Gary Samore checks in on negotiations with Iran:
[Khamenei] sees a nuclear deal as a way to relieve the immediate threat of economic sanctions, but not as an opening to improve overall U.S.-Iranian relations, much less a strategic decision to abandon Iran’s longstanding nuclear weapons program. Other Iranians, of course, have different hopes. Some Iranians whisper that the United States should be lenient on nuclear terms to help President Rouhani achieve a victory so that he can defeat hardliner factions in the November 2015 legislative elections and ultimately shift Iranian foreign policy in a more moderate direction. Even if true—and it might be—President Obama cannot sell a nuclear deal on the basis of secret promises from closet reformers. He needs to be able to demonstrate real, long-term constraints on Iran’s ability to produce fissile material, and so far there’s no sign President Rouhani can deliver, even if he wanted to. If a deal is to be had, the supreme leader will have to be convinced to sacrifice his nuclear achievements to save the economy.
Michael Young considers Iran’s role in the Arab world:
In some countries where it sees the possibility of controlling the commanding heights of decision-making, the Islamic Republic will perpetuate dynamics of unity. Lebanon is a good example.
However, in countries where political, sectarian and ethnic divisions make this impossible, Iran will exacerbate fragmentation. In that way, it can control chunks of a country, usually the center, while enhancing the marginalization and debilitation of areas not under its authority. Iraq and Syria are good illustrations of this version of creative chaos.

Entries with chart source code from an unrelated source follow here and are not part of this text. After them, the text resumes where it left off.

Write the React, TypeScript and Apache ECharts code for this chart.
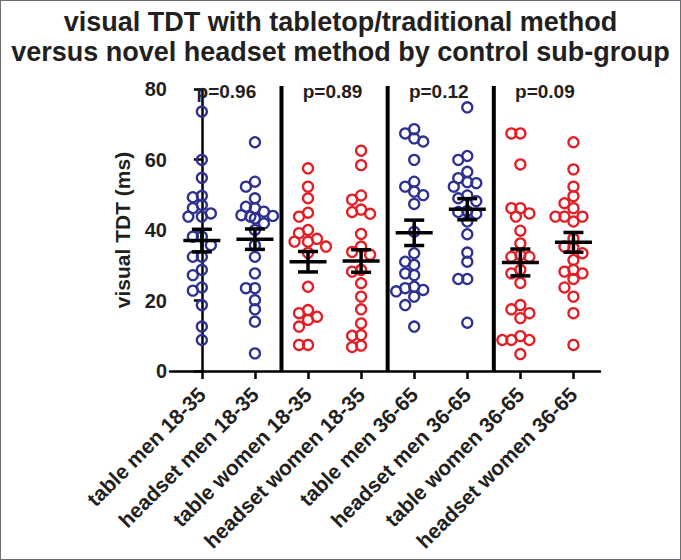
import React, { useEffect, useRef } from "react";
import * as echarts from "echarts";

const categories = [
  "table men 18-35",
  "headset men 18-35",
  "table women 18-35",
  "headset women 18-35",
  "table men 36-65",
  "headset men 36-65",
  "table women 36-65",
  "headset women 36-65",
];

const tableMen1835 = [73.6, 59.9, 54.8, 49.7, 49.3, 47.1, 46.2, 44.7, 43.8, 43.8, 38.1, 38.1, 35.7, 32.4, 32.4, 28.7, 27.2, 23.7, 22.8, 18.7, 12.6, 8.8];
const headsetMen1835 = [64.9, 53.7, 52.3, 49.0, 46.6, 46.2, 45.2, 44.2, 44.0, 43.8, 43.3, 41.9, 40.0, 35.7, 32.4, 27.7, 23.5, 23.5, 20.1, 17.5, 14.0, 5.0];
const tableWomen1835 = [57.5, 52.3, 49.0, 44.9, 43.8, 40.0, 39.1, 37.5, 36.7, 36.7, 35.3, 33.5, 23.9, 17.3, 16.4, 15.4, 14.5, 12.6, 7.4, 7.4];
const headsetWomen1835 = [62.5, 58.4, 49.8, 48.6, 45.8, 45.1, 44.6, 38.9, 35.3, 33.8, 33.0, 28.7, 28.2, 24.9, 21.1, 17.5, 13.5, 10.2, 10.0, 7.2, 6.8];
const tableMen3665 = [68.6, 67.4, 66.0, 65.1, 59.9, 53.7, 52.3, 50.9, 49.9, 47.4, 39.5, 33.4, 31.0, 30.1, 27.7, 27.2, 23.9, 23.5, 23.0, 22.6, 21.1, 18.7, 12.6];
const headsetMen3665 = [74.8, 61.0, 59.9, 56.5, 54.7, 53.6, 53.3, 52.3, 49.8, 49.0, 48.2, 45.4, 45.1, 44.6, 42.4, 38.8, 33.6, 31.0, 26.1, 26.1, 13.7];
const tableWomen3665 = [67.4, 67.4, 58.6, 46.2, 46.2, 44.7, 43.8, 39.8, 36.2, 32.9, 32.4, 32.4, 28.7, 27.7, 25.0, 18.7, 17.5, 16.4, 15.0, 9.9, 8.8, 8.8, 8.8, 4.8];
const headsetWomen3665 = [64.9, 57.2, 52.3, 49.6, 47.6, 46.2, 43.8, 43.8, 43.8, 42.4, 37.6, 35.3, 35.0, 33.4, 31.5, 28.7, 28.2, 27.7, 26.1, 23.7, 21.1, 16.4, 7.4];

const meanValues = [37.0, 37.4, 31.0, 31.2, 39.2, 45.9, 30.8, 36.5];
const semValues = [3.2, 2.9, 2.9, 3.2, 3.6, 3.0, 3.8, 2.8];

const pLabels = ["p=0.96", "p=0.89", "p=0.12", "p=0.09"];
const yTicks = [0, 20, 40, 60, 80];

const groups = [
  tableMen1835,
  headsetMen1835,
  tableWomen1835,
  headsetWomen1835,
  tableMen3665,
  headsetMen3665,
  tableWomen3665,
  headsetWomen3665,
];

const BLUE = "#2e3192";
const RED = "#e31e24";
const INK = "#231f20";
const FONT = '"Liberation Sans", Arial, sans-serif';

// chart geometry used for the beeswarm layout
const GRID_LEFT = 170;
const GRID_RIGHT_EDGE = 600;
const GRID_TOP = 89;
const GRID_BOTTOM_EDGE = 371;
const X_MIN = -0.6;
const X_MAX = 7.5;
const PX_PER_X = (GRID_RIGHT_EDGE - GRID_LEFT) / (X_MAX - X_MIN);
const PX_PER_Y = (GRID_BOTTOM_EDGE - GRID_TOP) / 80;

function beeswarm(values: number[], center: number): number[][] {
  const sorted = [...values].sort((a, b) => b - a);
  const placed: { dx: number; py: number }[] = [];
  const candidates = [0, -9, 9, -4.5, 4.5, -13.5, 13.5, -18, 18];
  const out: number[][] = [];
  for (const v of sorted) {
    const py = v * PX_PER_Y;
    let chosen = 0;
    for (const c of candidates) {
      const ok = placed.every((p) => Math.hypot(p.dx - c, p.py - py) >= 9);
      if (ok) {
        chosen = c;
        break;
      }
    }
    placed.push({ dx: chosen, py });
    out.push([center + chosen / PX_PER_X, v]);
  }
  return out;
}

export default function App() {
  const ref = useRef<HTMLDivElement>(null);

  useEffect(() => {
    if (!ref.current) return;
    const chart = echarts.init(ref.current, undefined, { renderer: "svg" });

    const scatterSeries = groups.map((vals, i) => {
      const isMen = categories[i].includes(" men ");
      return {
        type: "scatter",
        name: categories[i],
        xAxisIndex: 0,
        yAxisIndex: 0,
        symbol: "circle",
        symbolSize: 10,
        itemStyle: {
          color: "rgba(0,0,0,0)",
          borderColor: isMen ? BLUE : RED,
          borderWidth: 2.3,
          opacity: 1,
        },
        emphasis: { disabled: true },
        data: beeswarm(vals, i),
        z: 2,
      };
    });

    const errorSeries = {
      type: "custom",
      xAxisIndex: 0,
      yAxisIndex: 0,
      z: 5,
      data: meanValues.map((m, i) => [i, m, semValues[i]]),
      encode: { x: 0, y: 1 },
      renderItem: (params: any, api: any) => {
        const i = api.value(0);
        const m = api.value(1);
        const s = api.value(2);
        const c = api.coord([i, m]);
        const top = api.coord([i, m + s]);
        const bot = api.coord([i, m - s]);
        const st = { stroke: "#000", lineWidth: 3.5 };
        return {
          type: "group",
          children: [
            { type: "line", shape: { x1: c[0] - 18.5, y1: c[1], x2: c[0] + 18.5, y2: c[1] }, style: st },
            { type: "line", shape: { x1: c[0], y1: top[1], x2: c[0], y2: bot[1] }, style: st },
            { type: "line", shape: { x1: c[0] - 10, y1: top[1], x2: c[0] + 10, y2: top[1] }, style: st },
            { type: "line", shape: { x1: c[0] - 10, y1: bot[1], x2: c[0] + 10, y2: bot[1] }, style: st },
          ],
        };
      },
    };

    const separatorSeries = {
      type: "custom",
      xAxisIndex: 0,
      yAxisIndex: 0,
      z: 4,
      data: [1, 3, 5].map((k) => [k + 0.5]),
      encode: { x: 0 },
      renderItem: (params: any, api: any) => {
        const x = api.value(0);
        const p1 = api.coord([x, 80]);
        const p2 = api.coord([x, 0]);
        return {
          type: "line",
          shape: { x1: p1[0], y1: p1[1] - 3, x2: p2[0], y2: p2[1] },
          style: { stroke: "#000", lineWidth: 4 },
        };
      },
    };

    const pSeries = {
      type: "custom",
      xAxisIndex: 0,
      yAxisIndex: 0,
      z: 6,
      data: pLabels.map((t, g) => [2 * g + 0.5, 80, t]),
      encode: { x: 0, y: 1 },
      renderItem: (params: any, api: any) => {
        const x = api.value(0);
        const y = api.value(1);
        const c = api.coord([x, y]);
        return {
          type: "text",
          x: c[0] - 2,
          y: c[1] + 2,
          style: {
            text: pLabels[params.dataIndex],
            align: "center",
            verticalAlign: "middle",
            textAlign: "center",
            textVerticalAlign: "middle",
            font: `bold 19px ${FONT}`,
            fill: INK,
          },
        };
      },
    };

    chart.setOption({
      animation: false,
      backgroundColor: "#ffffff",
      title: {
        text: "visual TDT with tabletop/traditional method\nversus novel headset method by control sub-group",
        left: "center",
        top: 2,
        textStyle: {
          fontFamily: FONT,
          fontWeight: "bold",
          fontSize: 27,
          lineHeight: 30,
          color: INK,
        },
      },
      grid: {
        left: GRID_LEFT,
        right: 681 - GRID_RIGHT_EDGE,
        top: GRID_TOP,
        bottom: 560 - GRID_BOTTOM_EDGE,
        containLabel: false,
      },
      xAxis: {
        type: "value",
        min: X_MIN,
        max: X_MAX,
        splitLine: { show: false },
        axisLine: { show: true, onZero: false, lineStyle: { color: "#000", width: 2.5 } },
        axisTick: {
          show: true,
          customValues: categories.map((_, i) => i),
          length: 8,
          lineStyle: { color: "#000", width: 2.5 },
        },
        axisLabel: {
          customValues: categories.map((_, i) => i),
          formatter: (v: number) => categories[Math.round(v)] ?? "",
          rotate: 45,
          margin: 20,
          fontFamily: FONT,
          fontWeight: "bold",
          fontSize: 21,
          color: INK,
        },
      },
      yAxis: {
        type: "value",
        min: yTicks[0],
        max: yTicks[yTicks.length - 1],
        interval: yTicks[1] - yTicks[0],
        name: "visual TDT (ms)",
        nameLocation: "middle",
        nameGap: 37,
        nameTextStyle: {
          fontFamily: FONT,
          fontWeight: "bold",
          fontSize: 21,
          color: INK,
        },
        splitLine: { show: false },
        axisLine: { show: true, lineStyle: { color: "#000", width: 2.5 } },
        axisTick: { show: true, length: 8, lineStyle: { color: "#000", width: 2.5 } },
        axisLabel: {
          margin: 3,
          fontFamily: FONT,
          fontWeight: "bold",
          fontSize: 20,
          color: INK,
        },
      },
      series: [...scatterSeries, separatorSeries, errorSeries, pSeries],
    });

    return () => chart.dispose();
  }, []);

  return (
    <div style={{ position: "fixed", left: 0, top: 0, width: 681, height: 560 }}>
      <div ref={ref} style={{ position: "absolute", left: 0, top: 0, width: 681, height: 560 }} />
      <div
        style={{
          position: "absolute",
          left: 0,
          top: 0,
          width: 681,
          height: 560,
          boxSizing: "border-box",
          border: "1px solid #6d6e71",
          pointerEvents: "none",
        }}
      />
    </div>
  );
}
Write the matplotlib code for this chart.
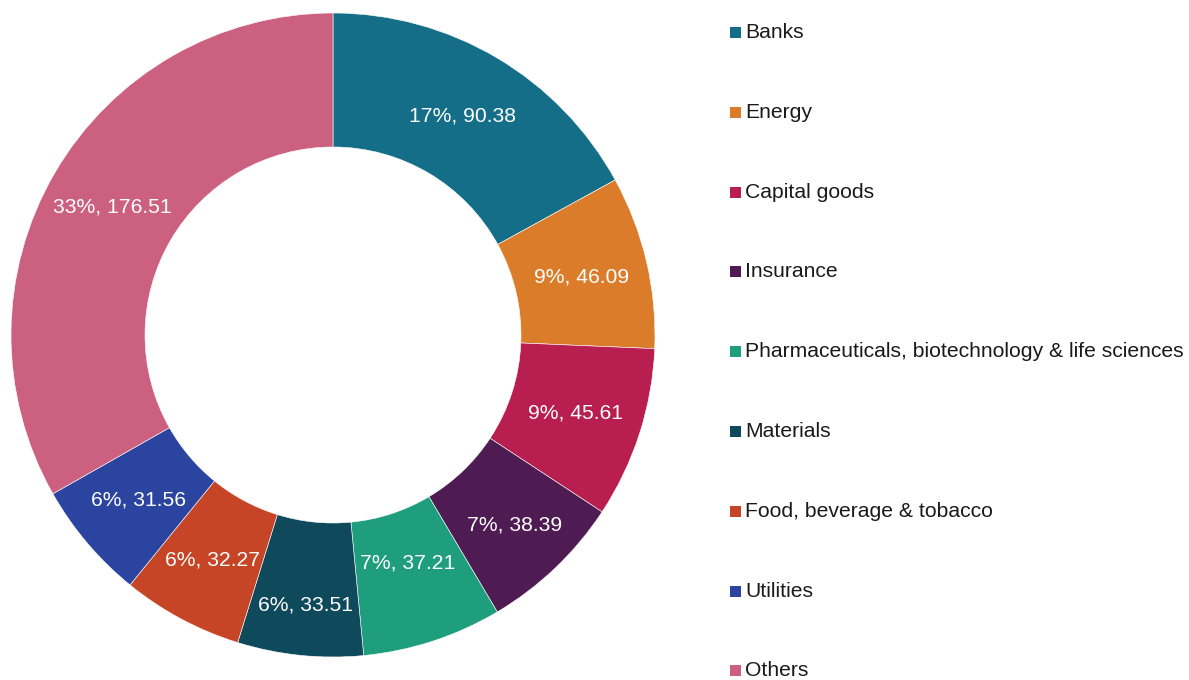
import numpy as np
import matplotlib
matplotlib.use("Agg")
import matplotlib.pyplot as plt
from matplotlib.patches import Rectangle

plt.rcParams['font.family'] = ['Liberation Sans', 'DejaVu Sans']

# Sector breakdown
sectors = ["Banks", "Energy", "Capital goods", "Insurance",
           "Pharmaceuticals, biotechnology & life sciences", "Materials",
           "Food, beverage & tobacco", "Utilities", "Others"]
values = [90.38, 46.09, 45.61, 38.39, 37.21, 33.51, 32.27, 31.56, 176.51]
colors = ["#146E88", "#DB7C2A", "#B91E50", "#4E1B52", "#1E9E7D",
          "#0F4A5C", "#C64527", "#2A44A0", "#CC6081"]

W, H = 1189, 680
fig = plt.figure(figsize=(W / 100, H / 100), dpi=100)

cx, cy, R = 333, 335, 322
ax = fig.add_axes([(cx - R) / W, (H - cy - R) / H, 2 * R / W, 2 * R / H])

ring = 1 - 188 / 322
wedges, _ = ax.pie(values, colors=colors, startangle=90, counterclock=False,
                   radius=1.0, wedgeprops=dict(width=ring, edgecolor="white",
                                               linewidth=0.4))
ax.set_xlim(-1, 1)
ax.set_ylim(-1, 1)
ax.set_aspect("equal")
ax.axis("off")

# Labels in the middle of the ring; a few are nudged apart radially
total = sum(values)
label_r = [1.0, 1.0, 1.0, 1.03, 0.94, 1.065, 1.0, 1.0, 1.0]
mid_r = 1 - ring / 2
for w, v, k in zip(wedges, values, label_r):
    ang = np.deg2rad((w.theta1 + w.theta2) / 2)
    r = mid_r * k
    ax.text(r * np.cos(ang), r * np.sin(ang),
            f"{round(v / total * 100):.0f}%, {v:.2f}",
            ha="center", va="center", color="white", fontsize=15.2)

# Legend on the right
y0, step = 32.5, 79.8
for i, (name, c) in enumerate(zip(sectors, colors)):
    yc = y0 + i * step
    fig.patches.append(Rectangle((730 / W, 1 - (yc + 5.5) / H), 11 / W, 11 / H,
                                 transform=fig.transFigure, facecolor=c,
                                 edgecolor="none"))
    fig.text(745 / W, 1 - yc / H, name, ha="left", va="center",
             fontsize=15.2, color="#1a1a1a")

fig.savefig("out.png", dpi=100)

Whether the Iranian approach has been an effective one is a different question altogether. Certainly, it has given Tehran considerable latitude to be a regional player and obstruct outcomes that might harm its interests. But there is also fundamental instability in a strategy based on exploiting conflict and volatility, denying Iran the permanence it has historically achieved through its creation of lasting institutions.
Elliot Abrams adds:
[I]n the Arab world, the critical Iran issue is not its nuclear program but Iran’s aggression, subversion, and interference in Arab countries’ politics. And the fear is widespread in the Arab world that any U.S.-Iran nuclear deal will only give Iran greater resources (when sanctions are lifted) and more freedom of maneuver. Nothing President Obama said in his West Point speech [last] week will diminish that fear; in fact, the President’s words will likely increase the sense in the Arab world that his interest in an Iran nuclear agreement may lead to a bad deal and to acceptance of other Iranian misconduct as part of the price for an agreement.